The City Won’t Get Better By Getting Bigger

A newspaper columnist took issue with our Benchmark City comparison in a column this weekend stating that Pittsburgh’s problem is that it is just not big enough to solve its problems. Cities like Charlotte, Omaha, Columbus, and Salt Lake can get bigger by annexation and thus right-size their costs, according to the columnist. “That's the key to survival in a commuter age: A city must capture where citizens make money and spend money for a stable tax base”.

Well, if Pittsburgh got bigger and essentially became Allegheny County, the population drain would not be solved since the County is still losing population and it would be likely that even more residents would flee the new borders to escape the larger metropolitan City.

It can’t just be size: the Benchmark City performs better because it has fewer sources of local taxation, does not spend nearly as much on general services, does not have the level of authority employment, and, on a key component, its schools are not taxing and spending at the level Pittsburgh does.
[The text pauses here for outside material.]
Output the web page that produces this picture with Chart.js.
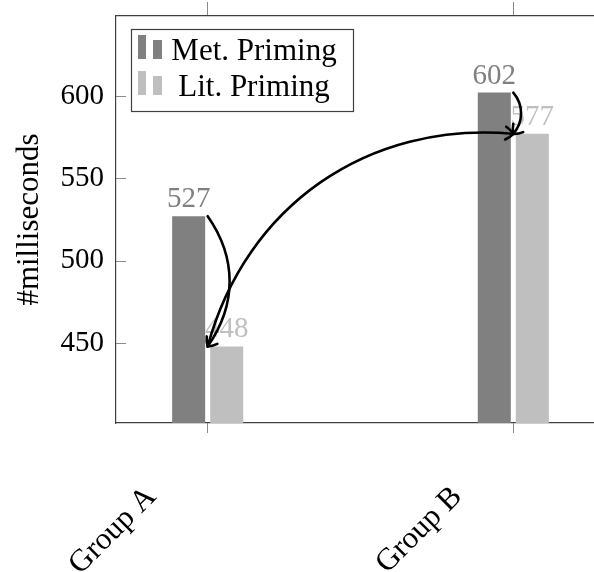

None of the cities has a local option 1 percent sales tax that was intended to relieve the City of the costs of cultural assets and provide tax relief.

Taking in more taxpayers by annexation is not likely to happen, as the columnist later points out. The columnist also notes that moving to a countywide police force or solving the pension crisis is just not “on the radar now” and “won’t be easy to figure out”. The City and its overseers could be moving to a 401K plan for all new employees and could be combining services with the County—we’ve been recommending those moves for years, but to no avail. The City is looking for a bailout, and luckily, there does not seem to be any movement in that direction.